Search code examples
c#c++.netpdfghostscript

Do ghostscript convertion in-memory using dot net or any other language


Can I use ghostscript API to convert PDF to some other format without reading data from disk or writing results to disk? It has a big overhead!

I need something like this:

public static byte[][] ConvertPDF(byte[] pdfData)
{
 //// Returns an array of byte-array of pages data
}

Solution

  • Since there still isn't a correct answer here all these years later, I'll provide one.

    Ghostscipt performs its operations on disk. It doesn't use an input & output path merely to load the file into memory, perform operations, and write it back. It actually reads and writes parts of the file to disk as it goes (using multiple threads). While this IS slower, it also uses much less memory(bearing in mind that these files could potentially be quite large).

    Because the operations are performed on disk, there was not (at the time of this question) any way to pass in or retrieve a byte array/memory stream because to do so would be "dishonest"--it might imply that it was a "shortcut" to prevent disk IO when in fact it would not. Later, support was added to accept & return memory streams, but it's important to note that this support merely accepted the memory stream, wrote it to a temporary file, performed the operations, and then read it back to a new memory stream.

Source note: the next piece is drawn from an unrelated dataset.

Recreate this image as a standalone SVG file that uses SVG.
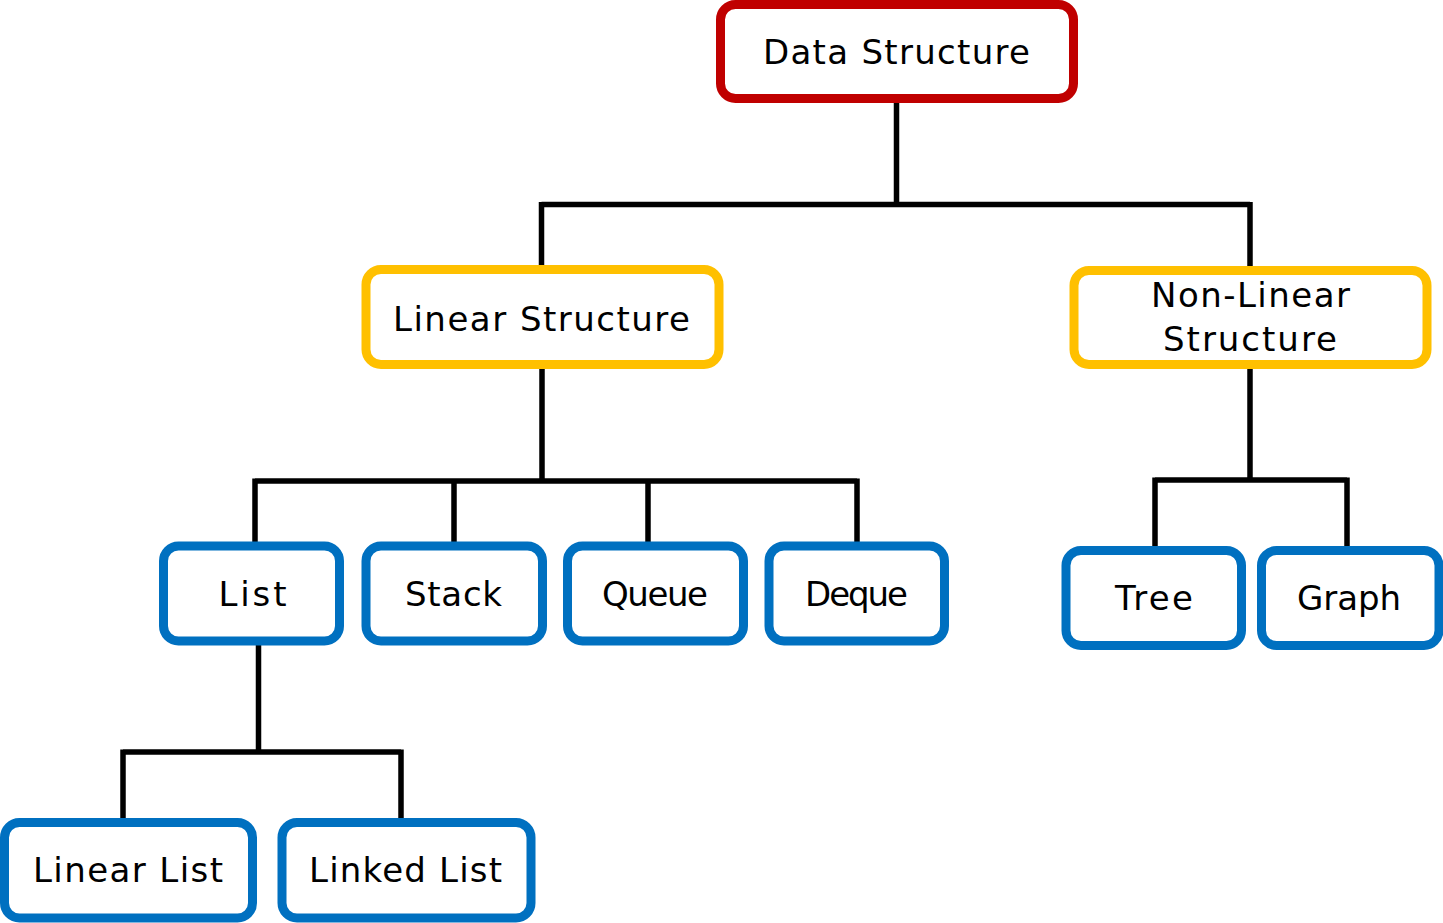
<svg xmlns="http://www.w3.org/2000/svg" width="1443" height="923" viewBox="0 0 1443 923">
<style>
.box{fill:#fff;stroke-width:9;}
.red{stroke:#C00000;}
.yel{stroke:#FFC000;}
.blu{stroke:#0070C0;}
.lbl{font-family:"DejaVu Sans","Noto Sans",sans-serif;font-size:34px;fill:#000;text-anchor:middle;}
#connectors path{fill:none;stroke:#000;stroke-width:5.5;stroke-linejoin:miter;}
</style>
<rect width="1443" height="923" fill="#fff"/>
<g id="connectors">
<path d="M896.5,99 V204.5 M541.5,204.5 H1250 M541.5,202 V270 M1250,202 V270"/>
<path d="M542,364 V481 M255,481 H857 M255,478.5 V546 M454,481 V546 M648,481 V546 M857,478.5 V546"/>
<path d="M1250,364 V480 M1155,480 H1347 M1155,477.5 V550 M1347,477.5 V550"/>
<path d="M258.5,641 V752 M123,752 H401 M123,749.5 V822 M401,749.5 V822"/>
</g>
<g id="n-data-structure">
<rect class="box red" x="720.5" y="4.5" width="353" height="94" rx="15"/>
<text class="lbl" x="896.5" y="64" textLength="267">Data Structure</text>
</g>
<g id="n-linear-structure">
<rect class="box yel" x="366" y="269.5" width="353" height="95" rx="15"/>
<text class="lbl" x="541.5" y="331" textLength="297">Linear Structure</text>
</g>
<g id="n-nonlinear-structure">
<rect class="box yel" x="1074" y="270.5" width="353" height="94" rx="15"/>
<text class="lbl" x="1250.5" y="307" textLength="199">Non-Linear</text>
<text class="lbl" x="1250" y="351" textLength="174">Structure</text>
</g>
<g id="n-list">
<rect class="box blu" x="163.5" y="546" width="176" height="95" rx="15"/>
<text class="lbl" x="252.5" y="606" textLength="68">List</text>
</g>
<g id="n-stack">
<rect class="box blu" x="366" y="546" width="176.5" height="95" rx="15"/>
<text class="lbl" x="453.5" y="606" textLength="97">Stack</text>
</g>
<g id="n-queue">
<rect class="box blu" x="567.5" y="546" width="176" height="95" rx="15"/>
<text class="lbl" x="655" y="606" textLength="106">Queue</text>
</g>
<g id="n-deque">
<rect class="box blu" x="769" y="546" width="175.5" height="95" rx="15"/>
<text class="lbl" x="856.5" y="606" textLength="103">Deque</text>
</g>
<g id="n-tree">
<rect class="box blu" x="1066" y="550.5" width="175.5" height="95" rx="15"/>
<text class="lbl" x="1154" y="610" textLength="78">Tree</text>
</g>
<g id="n-graph">
<rect class="box blu" x="1261.5" y="550.5" width="177.5" height="95" rx="15"/>
<text class="lbl" x="1349" y="610" textLength="104">Graph</text>
</g>
<g id="n-linear-list">
<rect class="box blu" x="4.5" y="822.5" width="248" height="95.5" rx="15"/>
<text class="lbl" x="128" y="882" textLength="190">Linear List</text>
</g>
<g id="n-linked-list">
<rect class="box blu" x="282" y="822.5" width="249" height="95.5" rx="15"/>
<text class="lbl" x="405.5" y="882" textLength="193">Linked List</text>
</g>
</svg>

    If that still meets your needs (for example, if you want the inevitable IO to be handled by the library rather than your business logic), here are a couple links demonstrating how to go about it (your exact needs do change the mechanics).

    Image to pdf (memory stream to memory stream via rasterizer)

    Image to pdf (file to memory stream via processor)

    Pdf to image (memory stream to memory stream via rasterizer)

    Hopefully these will, collectively, provide enough information to solve this issue for others who, like me & OP, mostly found people saying it was impossible and that I shouldn't even be trying.